▸ **Instructions to follow**:
The lines from the top of the material below through the line containing "total_fv = sum(slice_values)" are to be printed exactly, with pictures omitted.

[Start Collected material]

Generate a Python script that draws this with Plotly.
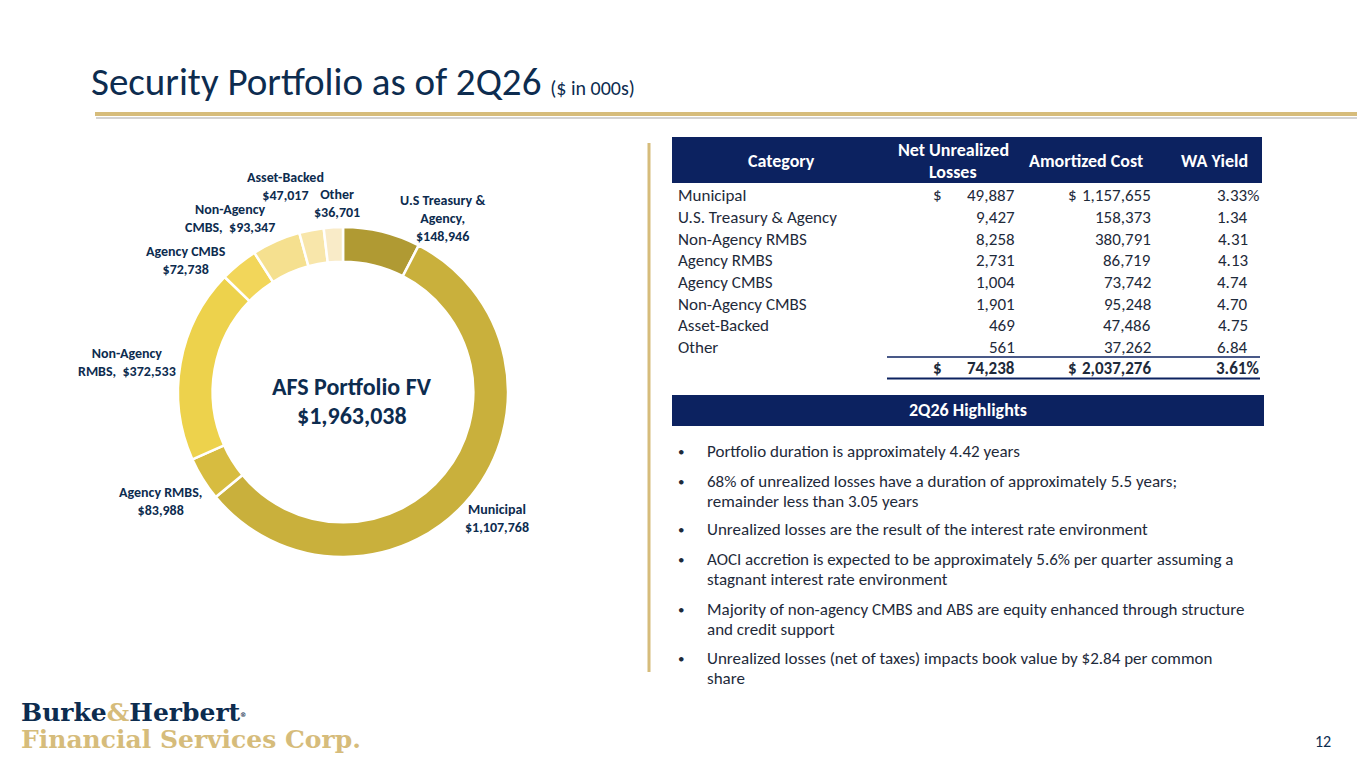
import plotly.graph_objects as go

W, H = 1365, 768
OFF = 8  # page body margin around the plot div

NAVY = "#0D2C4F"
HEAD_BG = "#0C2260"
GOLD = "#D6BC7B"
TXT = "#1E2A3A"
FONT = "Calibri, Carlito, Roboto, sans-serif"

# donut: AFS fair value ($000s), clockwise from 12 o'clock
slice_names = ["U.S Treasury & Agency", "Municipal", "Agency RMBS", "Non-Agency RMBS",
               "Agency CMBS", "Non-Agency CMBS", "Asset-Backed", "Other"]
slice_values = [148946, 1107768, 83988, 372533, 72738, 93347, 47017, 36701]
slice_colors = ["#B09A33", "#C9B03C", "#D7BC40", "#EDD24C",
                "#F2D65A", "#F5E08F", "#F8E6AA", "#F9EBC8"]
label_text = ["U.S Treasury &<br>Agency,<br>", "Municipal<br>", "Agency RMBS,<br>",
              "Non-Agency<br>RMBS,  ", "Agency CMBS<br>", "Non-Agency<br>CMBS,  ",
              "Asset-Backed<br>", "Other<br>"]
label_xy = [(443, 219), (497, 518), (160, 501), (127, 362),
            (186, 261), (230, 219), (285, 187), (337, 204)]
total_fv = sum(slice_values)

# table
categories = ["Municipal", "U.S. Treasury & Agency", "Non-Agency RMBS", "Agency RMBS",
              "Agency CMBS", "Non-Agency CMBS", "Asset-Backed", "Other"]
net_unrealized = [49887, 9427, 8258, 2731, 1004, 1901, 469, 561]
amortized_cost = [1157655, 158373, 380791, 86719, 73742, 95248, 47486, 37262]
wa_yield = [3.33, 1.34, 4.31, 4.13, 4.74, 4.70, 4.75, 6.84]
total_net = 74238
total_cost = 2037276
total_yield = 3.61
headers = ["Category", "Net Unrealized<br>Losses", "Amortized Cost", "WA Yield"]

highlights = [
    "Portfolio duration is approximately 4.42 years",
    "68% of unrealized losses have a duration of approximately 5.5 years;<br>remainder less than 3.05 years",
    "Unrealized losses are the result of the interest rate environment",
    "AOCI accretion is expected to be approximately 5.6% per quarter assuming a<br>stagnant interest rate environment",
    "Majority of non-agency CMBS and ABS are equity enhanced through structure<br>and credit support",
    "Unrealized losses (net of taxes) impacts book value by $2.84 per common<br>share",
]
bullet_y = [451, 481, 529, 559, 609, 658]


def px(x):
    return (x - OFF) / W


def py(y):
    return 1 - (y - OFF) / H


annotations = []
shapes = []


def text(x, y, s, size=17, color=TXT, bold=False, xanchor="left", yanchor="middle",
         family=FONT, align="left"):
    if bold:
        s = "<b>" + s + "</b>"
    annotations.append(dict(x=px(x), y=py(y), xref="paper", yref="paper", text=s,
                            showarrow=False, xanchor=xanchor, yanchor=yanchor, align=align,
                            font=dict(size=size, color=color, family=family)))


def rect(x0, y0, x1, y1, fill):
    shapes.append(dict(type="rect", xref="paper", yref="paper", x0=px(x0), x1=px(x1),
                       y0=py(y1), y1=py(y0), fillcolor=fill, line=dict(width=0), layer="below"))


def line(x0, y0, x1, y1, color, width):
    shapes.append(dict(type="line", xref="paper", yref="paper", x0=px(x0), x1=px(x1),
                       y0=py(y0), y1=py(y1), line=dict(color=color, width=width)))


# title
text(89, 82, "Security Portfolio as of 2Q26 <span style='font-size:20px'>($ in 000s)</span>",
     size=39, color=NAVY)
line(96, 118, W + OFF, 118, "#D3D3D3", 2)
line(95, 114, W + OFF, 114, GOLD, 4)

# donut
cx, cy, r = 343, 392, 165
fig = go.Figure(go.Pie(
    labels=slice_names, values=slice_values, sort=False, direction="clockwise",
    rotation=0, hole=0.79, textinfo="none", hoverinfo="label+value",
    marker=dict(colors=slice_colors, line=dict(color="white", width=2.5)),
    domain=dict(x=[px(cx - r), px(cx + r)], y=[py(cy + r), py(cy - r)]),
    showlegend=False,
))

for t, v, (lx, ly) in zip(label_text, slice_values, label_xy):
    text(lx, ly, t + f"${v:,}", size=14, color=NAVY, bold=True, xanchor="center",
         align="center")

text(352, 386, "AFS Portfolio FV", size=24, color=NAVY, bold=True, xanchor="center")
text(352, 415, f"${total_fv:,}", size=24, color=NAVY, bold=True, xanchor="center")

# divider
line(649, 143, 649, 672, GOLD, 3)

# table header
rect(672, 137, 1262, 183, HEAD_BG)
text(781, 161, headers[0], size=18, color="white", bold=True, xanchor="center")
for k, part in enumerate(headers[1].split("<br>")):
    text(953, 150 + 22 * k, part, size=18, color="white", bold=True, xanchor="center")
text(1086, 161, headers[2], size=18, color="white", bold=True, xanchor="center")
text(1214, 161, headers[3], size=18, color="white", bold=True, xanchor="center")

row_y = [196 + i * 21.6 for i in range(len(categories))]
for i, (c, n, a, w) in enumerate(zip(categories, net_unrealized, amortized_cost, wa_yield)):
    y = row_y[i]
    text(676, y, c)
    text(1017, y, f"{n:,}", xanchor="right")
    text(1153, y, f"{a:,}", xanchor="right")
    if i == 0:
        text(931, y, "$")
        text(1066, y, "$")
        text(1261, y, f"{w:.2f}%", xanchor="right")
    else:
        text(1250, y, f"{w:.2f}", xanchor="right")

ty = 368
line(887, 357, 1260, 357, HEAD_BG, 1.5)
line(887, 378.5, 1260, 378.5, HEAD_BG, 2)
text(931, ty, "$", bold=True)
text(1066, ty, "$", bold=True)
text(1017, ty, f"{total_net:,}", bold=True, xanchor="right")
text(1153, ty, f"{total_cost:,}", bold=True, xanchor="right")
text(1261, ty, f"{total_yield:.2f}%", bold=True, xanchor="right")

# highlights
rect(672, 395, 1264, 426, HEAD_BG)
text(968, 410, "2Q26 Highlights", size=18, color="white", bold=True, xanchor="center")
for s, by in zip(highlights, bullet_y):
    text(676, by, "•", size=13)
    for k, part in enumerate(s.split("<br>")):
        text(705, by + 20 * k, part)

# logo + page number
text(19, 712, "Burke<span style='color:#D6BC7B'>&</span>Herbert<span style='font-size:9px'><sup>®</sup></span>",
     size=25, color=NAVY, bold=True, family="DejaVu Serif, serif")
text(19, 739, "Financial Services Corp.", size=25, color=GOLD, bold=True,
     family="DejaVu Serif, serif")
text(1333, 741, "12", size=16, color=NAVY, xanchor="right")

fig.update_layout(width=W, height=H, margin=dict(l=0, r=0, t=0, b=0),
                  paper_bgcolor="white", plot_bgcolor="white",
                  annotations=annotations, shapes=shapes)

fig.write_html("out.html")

[End Collected material]

▸ **Response for this exercise**:
Generate a Python script that draws this with Plotly.
import plotly.graph_objects as go

W, H = 1365, 768
OFF = 8  # page body margin around the plot div

NAVY = "#0D2C4F"
HEAD_BG = "#0C2260"
GOLD = "#D6BC7B"
TXT = "#1E2A3A"
FONT = "Calibri, Carlito, Roboto, sans-serif"

# donut: AFS fair value ($000s), clockwise from 12 o'clock
slice_names = ["U.S Treasury & Agency", "Municipal", "Agency RMBS", "Non-Agency RMBS",
               "Agency CMBS", "Non-Agency CMBS", "Asset-Backed", "Other"]
slice_values = [148946, 1107768, 83988, 372533, 72738, 93347, 47017, 36701]
slice_colors = ["#B09A33", "#C9B03C", "#D7BC40", "#EDD24C",
                "#F2D65A", "#F5E08F", "#F8E6AA", "#F9EBC8"]
label_text = ["U.S Treasury &<br>Agency,<br>", "Municipal<br>", "Agency RMBS,<br>",
              "Non-Agency<br>RMBS,  ", "Agency CMBS<br>", "Non-Agency<br>CMBS,  ",
              "Asset-Backed<br>", "Other<br>"]
label_xy = [(443, 219), (497, 518), (160, 501), (127, 362),
            (186, 261), (230, 219), (285, 187), (337, 204)]
total_fv = sum(slice_values)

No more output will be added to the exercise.